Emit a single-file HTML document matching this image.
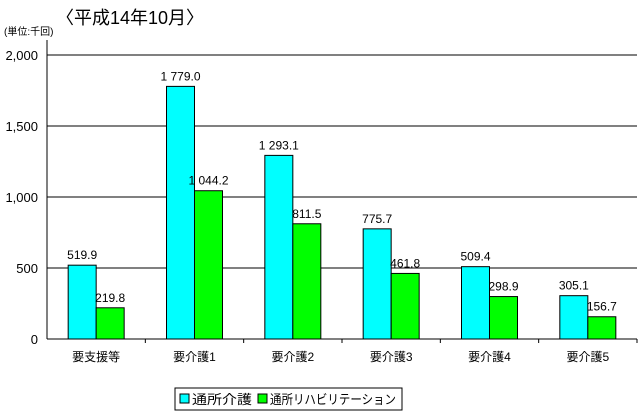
<!DOCTYPE html>
<html><head><meta charset="utf-8"><style>
body{margin:0;background:#fff;}
svg{display:block;font-family:"Liberation Sans","Noto Sans CJK JP",sans-serif;}
</style></head><body>
<svg id="c" width="644" height="418">
<text x="56" y="24" font-size="18">〈平成14年10月〉</text>
<text x="4" y="35" font-size="10">(単位:千回)</text>
<g id="grid"></g><g id="bars"></g><g id="axes"></g>
<g>
<rect x="175" y="388" width="227" height="22" fill="#fff" stroke="#000"/>
<rect x="180" y="394" width="9" height="9" fill="#00ffff" stroke="#000"/>
<text x="192" y="404" font-size="13" textLength="60" lengthAdjust="spacingAndGlyphs">通所介護</text>
<rect x="258" y="394" width="9" height="9" fill="#00ff00" stroke="#000"/>
<text x="270" y="404" font-size="13" textLength="126" lengthAdjust="spacingAndGlyphs">通所リハビリテーション</text>
</g>
</svg>
<script>
const categories=["要支援等","要介護1","要介護2","要介護3","要介護4","要介護5"];
const kaigo=[519.9,1779.0,1293.1,775.7,509.4,305.1];
const rehab=[219.8,1044.2,811.5,461.8,298.9,156.7];
const kaigoLabels=["519.9","1 779.0","1 293.1","775.7","509.4","305.1"];
const rehabLabels=["219.8","1 044.2","811.5","461.8","298.9","156.7"];
const yTicks=[0,500,1000,1500,2000];
const yTickLabels=["0","500","1,000","1,500","2,000"];
const NS="http://www.w3.org/2000/svg";
const X0=47,X1=637,Y0=339,Y1=55,YMAX=2000;
const gw=(X1-X0)/categories.length;
const y=v=>Y0-(v/YMAX)*(Y0-Y1);
const gx=i=>X0+i*gw;
function mk(tag,attrs,parent,text){const e=document.createElementNS(NS,tag);for(const k in attrs)e.setAttribute(k,attrs[k]);if(text!==undefined)e.textContent=text;document.getElementById(parent).appendChild(e);return e;}
yTicks.forEach((t,i)=>{
  if(t>0){const l=mk('line',{x1:X0,x2:X1,y1:y(t),y2:y(t),stroke:'#000'},'grid');
  
  }
  const tx=mk('text',{x:X0-9,y:y(t)+5,'font-size':13,'text-anchor':'end'},'axes',yTickLabels[i]);
  
  
});
const ax=mk('line',{x1:X0,x2:X0,y1:40,y2:Y0,stroke:'#000'},'axes');


const xa=mk('line',{x1:X0,x2:X1,y1:Y0,y2:Y0,stroke:'#000'},'axes');


categories.forEach((c,i)=>{
  const cx=gx(i)+gw/2, bw=28;
  const tk=mk('line',{x1:gx(i+1),x2:gx(i+1),y1:Y0,y2:Y0+4,stroke:'#000'},'axes');
  
  
  const b1=mk('rect',{x:cx-bw,y:y(kaigo[i]),width:bw,height:Y0-y(kaigo[i]),fill:'#00ffff',stroke:'#000'},'bars');
  
  
  const b2=mk('rect',{x:cx,y:y(rehab[i]),width:bw,height:Y0-y(rehab[i]),fill:'#00ff00',stroke:'#000'},'bars');
  
  
  const l1=mk('text',{x:cx-bw/2,y:y(kaigo[i])-6,'font-size':12,'text-anchor':'middle'},'bars',kaigoLabels[i]);
  
  
  const l2=mk('text',{x:cx+bw/2,y:y(rehab[i])-6,'font-size':12,'text-anchor':'middle'},'bars',rehabLabels[i]);
  
  
  const cl=mk('text',{x:cx,y:361,'font-size':12,'text-anchor':'middle'},'axes',c);
  
  
});
</script>
</body></html>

※ ※ ※

Your task is an exact transcription of all the data, minus the pictures.

Emit a single-file HTML document matching this image.
<!DOCTYPE html>
<html><head><meta charset="utf-8"><style>
body{margin:0;background:#fff;}
svg{display:block;font-family:"Liberation Sans","Noto Sans CJK JP",sans-serif;}
</style></head><body>
<svg id="c" width="644" height="418">
<text x="56" y="24" font-size="18">〈平成14年10月〉</text>
<text x="4" y="35" font-size="10">(単位:千回)</text>
<g id="grid"></g><g id="bars"></g><g id="axes"></g>
<g>
<rect x="175" y="388" width="227" height="22" fill="#fff" stroke="#000"/>
<rect x="180" y="394" width="9" height="9" fill="#00ffff" stroke="#000"/>
<text x="192" y="404" font-size="13" textLength="60" lengthAdjust="spacingAndGlyphs">通所介護</text>
<rect x="258" y="394" width="9" height="9" fill="#00ff00" stroke="#000"/>
<text x="270" y="404" font-size="13" textLength="126" lengthAdjust="spacingAndGlyphs">通所リハビリテーション</text>
</g>
</svg>
<script>
const categories=["要支援等","要介護1","要介護2","要介護3","要介護4","要介護5"];
const kaigo=[519.9,1779.0,1293.1,775.7,509.4,305.1];
const rehab=[219.8,1044.2,811.5,461.8,298.9,156.7];
const kaigoLabels=["519.9","1 779.0","1 293.1","775.7","509.4","305.1"];
const rehabLabels=["219.8","1 044.2","811.5","461.8","298.9","156.7"];
const yTicks=[0,500,1000,1500,2000];
const yTickLabels=["0","500","1,000","1,500","2,000"];
const NS="http://www.w3.org/2000/svg";
const X0=47,X1=637,Y0=339,Y1=55,YMAX=2000;
const gw=(X1-X0)/categories.length;
const y=v=>Y0-(v/YMAX)*(Y0-Y1);
const gx=i=>X0+i*gw;
function mk(tag,attrs,parent,text){const e=document.createElementNS(NS,tag);for(const k in attrs)e.setAttribute(k,attrs[k]);if(text!==undefined)e.textContent=text;document.getElementById(parent).appendChild(e);return e;}
yTicks.forEach((t,i)=>{
  if(t>0){const l=mk('line',{x1:X0,x2:X1,y1:y(t),y2:y(t),stroke:'#000'},'grid');
  
  }
  const tx=mk('text',{x:X0-9,y:y(t)+5,'font-size':13,'text-anchor':'end'},'axes',yTickLabels[i]);
  
  
});
const ax=mk('line',{x1:X0,x2:X0,y1:40,y2:Y0,stroke:'#000'},'axes');


const xa=mk('line',{x1:X0,x2:X1,y1:Y0,y2:Y0,stroke:'#000'},'axes');


categories.forEach((c,i)=>{
  const cx=gx(i)+gw/2, bw=28;
  const tk=mk('line',{x1:gx(i+1),x2:gx(i+1),y1:Y0,y2:Y0+4,stroke:'#000'},'axes');
  
  
  const b1=mk('rect',{x:cx-bw,y:y(kaigo[i]),width:bw,height:Y0-y(kaigo[i]),fill:'#00ffff',stroke:'#000'},'bars');
  
  
  const b2=mk('rect',{x:cx,y:y(rehab[i]),width:bw,height:Y0-y(rehab[i]),fill:'#00ff00',stroke:'#000'},'bars');
  
  
  const l1=mk('text',{x:cx-bw/2,y:y(kaigo[i])-6,'font-size':12,'text-anchor':'middle'},'bars',kaigoLabels[i]);
  
  
  const l2=mk('text',{x:cx+bw/2,y:y(rehab[i])-6,'font-size':12,'text-anchor':'middle'},'bars',rehabLabels[i]);
  
  
  const cl=mk('text',{x:cx,y:361,'font-size':12,'text-anchor':'middle'},'axes',c);
  
  
});
</script>
</body></html>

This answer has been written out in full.